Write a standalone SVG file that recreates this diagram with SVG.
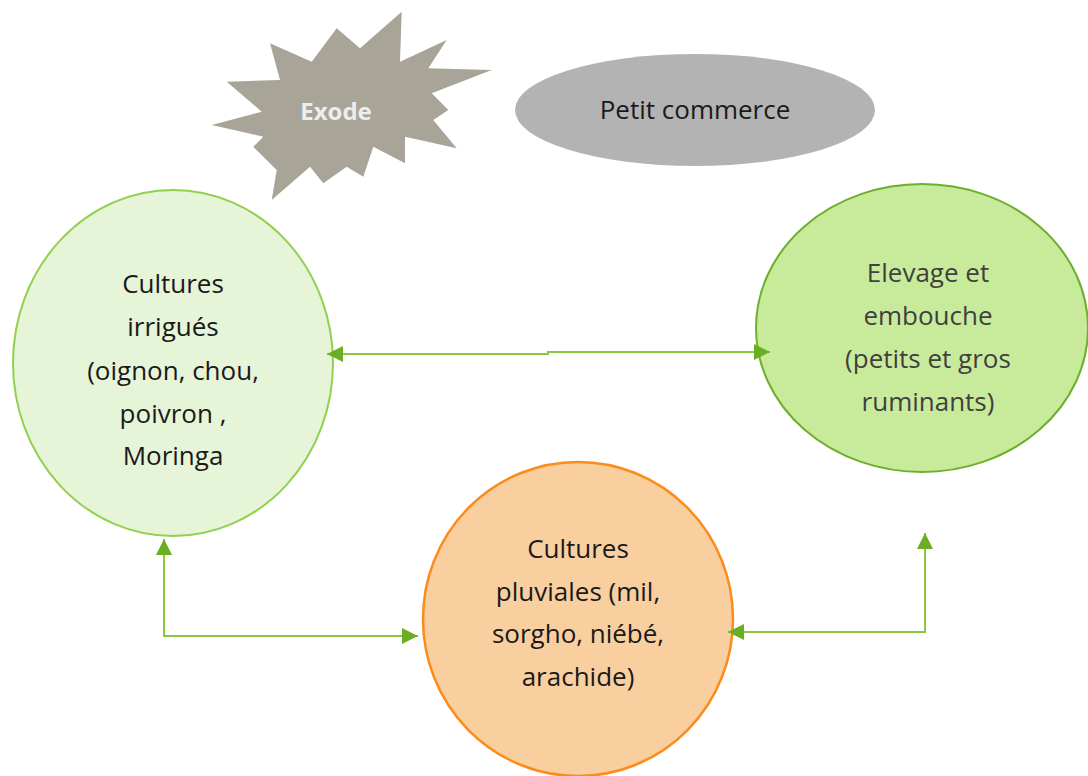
<svg xmlns="http://www.w3.org/2000/svg" width="1088" height="776" viewBox="0 0 1088 776">
<style>
  .t { font-family: "Open Sans", "Liberation Sans", sans-serif; font-size: 26px; text-anchor: middle; fill: #1a1a1a; }
  .tg { fill: #404040; }
  .conn { fill: none; stroke: #8cc63f; stroke-width: 2; }
</style>
<defs>
  <marker id="ah" viewBox="0 0 10 10" refX="10" refY="5" markerWidth="8" markerHeight="8" markerUnits="strokeWidth" orient="auto-start-reverse">
    <path d="M0,0 L10,5 L0,10 Z" fill="#6aaf23"/>
  </marker>
</defs>
<rect width="1088" height="776" fill="#ffffff"/>

<g id="exode">
  <polygon fill="#a8a598" points="401.7,11.7 400,61.7 446.7,40 428.3,68.3 491.7,70 431.7,93.3 448.3,110 433.3,120 456.7,148.3 405,136.7 405,163.3 373.3,146.7 363.3,176.7 346.7,166.7 323.3,183.3 310,166.7 271.7,200 276.7,170 253.3,146.7 263.3,136.7 211.7,125 261.7,111.7 226.7,81.7 280,80 270,43.3 311.7,61.7 336.7,28.3 360,48.3"/>
  <text x="336" y="120" font-family="Open Sans, Liberation Sans, sans-serif" font-size="24" font-weight="bold" text-anchor="middle" fill="#eeeeee">Exode</text>
</g>

<g id="petit-commerce">
  <ellipse cx="695" cy="110" rx="180" ry="56" fill="#b3b3b3"/>
  <text class="t" x="695" y="119">Petit commerce</text>
</g>

<g id="cultures-irriguees">
  <ellipse cx="173" cy="363" rx="160" ry="173" fill="#e6f4d8" stroke="#92d050" stroke-width="2"/>
  <text class="t" x="173" y="293">Cultures</text>
  <text class="t" x="173" y="336">irrigués</text>
  <text class="t" x="173" y="380">(oignon, chou,</text>
  <text class="t" x="173" y="423">poivron ,</text>
  <text class="t" x="173" y="465">Moringa</text>
</g>

<g id="elevage">
  <ellipse cx="922" cy="328" rx="166" ry="144" fill="#c8eb9b" stroke="#6fae2b" stroke-width="2"/>
  <text class="t tg" x="928" y="282">Elevage et</text>
  <text class="t tg" x="928" y="325">embouche</text>
  <text class="t tg" x="928" y="368">(petits et gros</text>
  <text class="t tg" x="928" y="411">ruminants)</text>
</g>

<g id="cultures-pluviales">
  <ellipse cx="578" cy="619" rx="155" ry="157" fill="#f9cfa0" stroke="#fb8c1c" stroke-width="2.5"/>
  <text class="t" x="578" y="558">Cultures</text>
  <text class="t" x="578" y="601">pluviales (mil,</text>
  <text class="t" x="578" y="643">sorgho, niébé,</text>
  <text class="t" x="578" y="686">arachide)</text>
</g>

<g id="connectors">
  <path class="conn" d="M327,354 L548,354 L548,352 L770,352" marker-start="url(#ah)" marker-end="url(#ah)"/>
  <path class="conn" d="M164,539 L164,636 L418,636" marker-start="url(#ah)" marker-end="url(#ah)"/>
  <path class="conn" d="M728,632 L925,632 L925,533" marker-start="url(#ah)" marker-end="url(#ah)"/>
</g>
</svg>
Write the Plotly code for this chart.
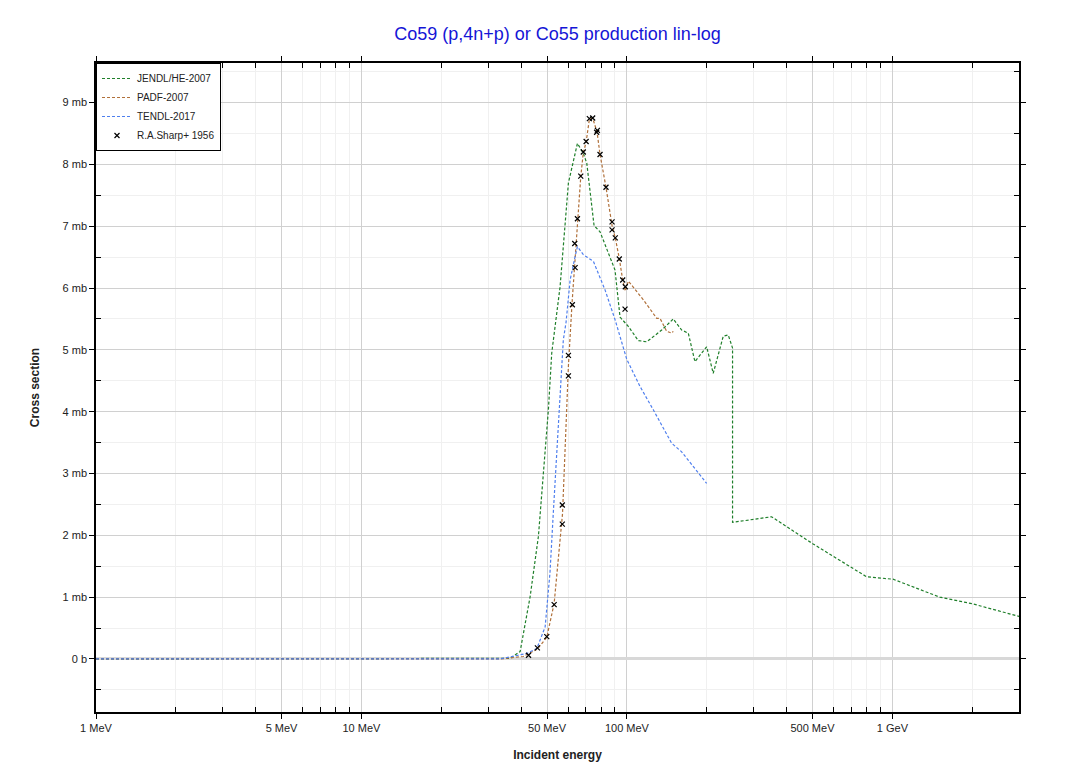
import plotly.graph_objects as go

# ---------------- data (energies in MeV, cross sections in mb) ----------------
jendl_e = [1, 33.3, 36.3, 39.6, 43.2, 46.4, 48.5, 50.6, 52.1, 53.6, 56.0, 60.2, 65.1, 68.5, 70.6,
           75.2, 79.2, 90.2, 94.2, 101.2, 110.4, 118.8, 135.2, 149.5, 160.8, 170.3, 180.4,
           199.7, 211.4, 230.6, 240.8, 250.0, 250.0, 350.8, 503, 799, 1006, 1508, 2013, 3020]
jendl_xs = [0, 0, 0.01, 0.12, 1.01, 1.98, 3.00, 4.03, 4.95, 5.40, 6.02, 7.70, 8.34, 8.18, 8.02,
            7.01, 6.91, 6.29, 5.53, 5.38, 5.15, 5.13, 5.32, 5.50, 5.32, 5.27, 4.81,
            5.05, 4.62, 5.22, 5.24, 5.03, 2.21, 2.30, 1.86, 1.33, 1.29, 1.00, 0.89, 0.685]

padf_e = [1, 33.3, 40.7, 46.0, 49.9, 53.2, 57.2, 60.2, 62.1, 63.8, 65.1, 67.0, 68.5, 70.2, 72.2,
          74.3, 77.2, 79.2, 83.4, 87.9, 90.4, 93.6, 96.4, 98.6, 101.2, 102.7, 115.3, 129.5,
          133.2, 141.2, 147.4, 149.5]
padf_xs = [0, 0, 0.04, 0.16, 0.35, 0.90, 2.35, 4.74, 5.74, 6.47, 7.11, 7.80, 8.19, 8.36, 8.73,
           8.75, 8.52, 8.16, 7.63, 7.01, 6.81, 6.48, 6.13, 5.95, 6.11, 6.08, 5.81, 5.51,
           5.51, 5.30, 5.27, 5.30]

tendl_e = [1, 33.3, 42.0, 45.8, 49.2, 51.3, 52.8, 54.4, 56.0, 57.6, 59.0, 61.1, 63.8, 65.1, 68.5,
           74.8, 82.7, 90.2, 99.8, 112, 125.7, 147.4, 160.8, 199.7]
tendl_xs = [0, 0, 0.09, 0.17, 0.52, 1.39, 2.36, 3.33, 4.41, 5.16, 5.45, 6.13, 6.51, 6.67, 6.54,
            6.43, 5.97, 5.49, 4.85, 4.41, 4.03, 3.49, 3.35, 2.84]

sharp_e = [42.6, 46.0, 49.9, 53.2, 57.1, 57.1, 60.2, 60.2, 62.3, 63.8, 63.6, 65.1, 67.0, 68.5,
           70.2, 72.2, 74.3, 76.9, 77.4, 79.2, 83.4, 87.9, 87.9, 90.4, 93.6, 96.4, 98.6, 98.4]
sharp_xs = [0.06, 0.18, 0.36, 0.88, 2.49, 2.18, 4.91, 4.58, 5.73, 6.33, 6.72, 7.12, 7.81, 8.20,
            8.37, 8.74, 8.75, 8.52, 8.55, 8.16, 7.63, 7.07, 6.94, 6.81, 6.47, 6.13, 6.02, 5.66]

x_tick_vals = [1, 5, 10, 50, 100, 500, 1000]
x_tick_text = ["1 MeV", "5 MeV", "10 MeV", "50 MeV", "100 MeV", "500 MeV", "1 GeV"]
x_minor_vals = [2, 3, 4, 6, 7, 8, 9, 20, 30, 40, 60, 70, 80, 90,
                200, 300, 400, 600, 700, 800, 900, 2000, 3000]
y_tick_vals = [0, 1, 2, 3, 4, 5, 6, 7, 8, 9]
y_tick_text = ["0 b", "1 mb", "2 mb", "3 mb", "4 mb", "5 mb", "6 mb", "7 mb", "8 mb", "9 mb"]
y_minor_vals = [-0.5, 0.5, 1.5, 2.5, 3.5, 4.5, 5.5, 6.5, 7.5, 8.5, 9.5]

# ---------------- figure ----------------
FONT = "Liberation Sans, Arial, sans-serif"
DASH = "3px,2px"
fig = go.Figure()
fig.add_trace(go.Scatter(x=jendl_e, y=jendl_xs, mode="lines", name="JENDL/HE-2007",
                         line=dict(color="#1f7f2a", width=1.2, dash=DASH)))
fig.add_trace(go.Scatter(x=padf_e, y=padf_xs, mode="lines", name="PADF-2007",
                         line=dict(color="#b0703a", width=1.2, dash=DASH)))
fig.add_trace(go.Scatter(x=tendl_e, y=tendl_xs, mode="lines", name="TENDL-2017",
                         line=dict(color="#4f7fee", width=1.2, dash=DASH)))
fig.add_trace(go.Scatter(x=sharp_e, y=sharp_xs, mode="markers", name="R.A.Sharp+ 1956",
                         marker=dict(symbol="x-thin", size=5, color="black",
                                     line=dict(color="black", width=1.2))))

fig.update_layout(
    width=1067, height=773,
    paper_bgcolor="white", plot_bgcolor="white",
    margin=dict(l=96, r=48, t=63, b=61),
    font=dict(family=FONT, size=11, color="#222"),
    title=dict(text="Co59 (p,4n+p) or Co55 production lin-log", x=0.5225, xanchor="center",
               y=1 - 34 / 773, yanchor="middle",
               font=dict(family=FONT, size=18, color="#1515d6")),
    showlegend=True,
    legend=dict(x=0, y=1, xanchor="left", yanchor="top", bgcolor="white",
                bordercolor="black", borderwidth=1, font=dict(family=FONT, size=10, color="#222"),
                tracegroupgap=0, itemwidth=30),
)
fig.update_xaxes(
    type="log", range=[0, 3.477],
    tickvals=x_tick_vals, ticktext=x_tick_text,
    ticks="outside", ticklen=5, tickcolor="black", tickwidth=1,
    showline=True, linecolor="black", linewidth=1.5, mirror="ticks",
    showgrid=True, gridcolor="#d0d0d0", gridwidth=1,
    minor=dict(tickvals=x_minor_vals, ticks="inside", ticklen=5, tickcolor="black",
               showgrid=True, gridcolor="#f0f0f0", gridwidth=1),
    title=dict(text="<b>Incident energy</b>", standoff=18, font=dict(family=FONT, size=12, color="#222")),
    tickfont=dict(family=FONT, size=11, color="#222"),
    automargin=False,
)
fig.update_yaxes(
    range=[-0.858, 9.64],
    tickvals=y_tick_vals, ticktext=y_tick_text,
    ticks="outside", ticklen=5, tickcolor="black", tickwidth=1,
    showline=True, linecolor="black", linewidth=1.5, mirror="ticks",
    showgrid=True, gridcolor="#d0d0d0", gridwidth=1,
    zeroline=True, zerolinecolor="#d8d8d8", zerolinewidth=2.5,
    minor=dict(tickvals=y_minor_vals, ticks="inside", ticklen=5, tickcolor="black",
               showgrid=True, gridcolor="#f0f0f0", gridwidth=1),
    title=dict(text="<b>Cross section</b>", standoff=20, font=dict(family=FONT, size=12, color="#222")),
    tickfont=dict(family=FONT, size=11, color="#222"),
    automargin=False,
)

fig.write_html("out.html", config={"displayModeBar": False},
               post_script="document.body.style.margin='0';document.body.style.overflow='hidden';")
──────
**CHALLENGE**
Copy every line above that holds the word "this".

**REPLY**
Write a standalone SVG file that recreates this diagram with SVG.
Write the Plotly code for this chart.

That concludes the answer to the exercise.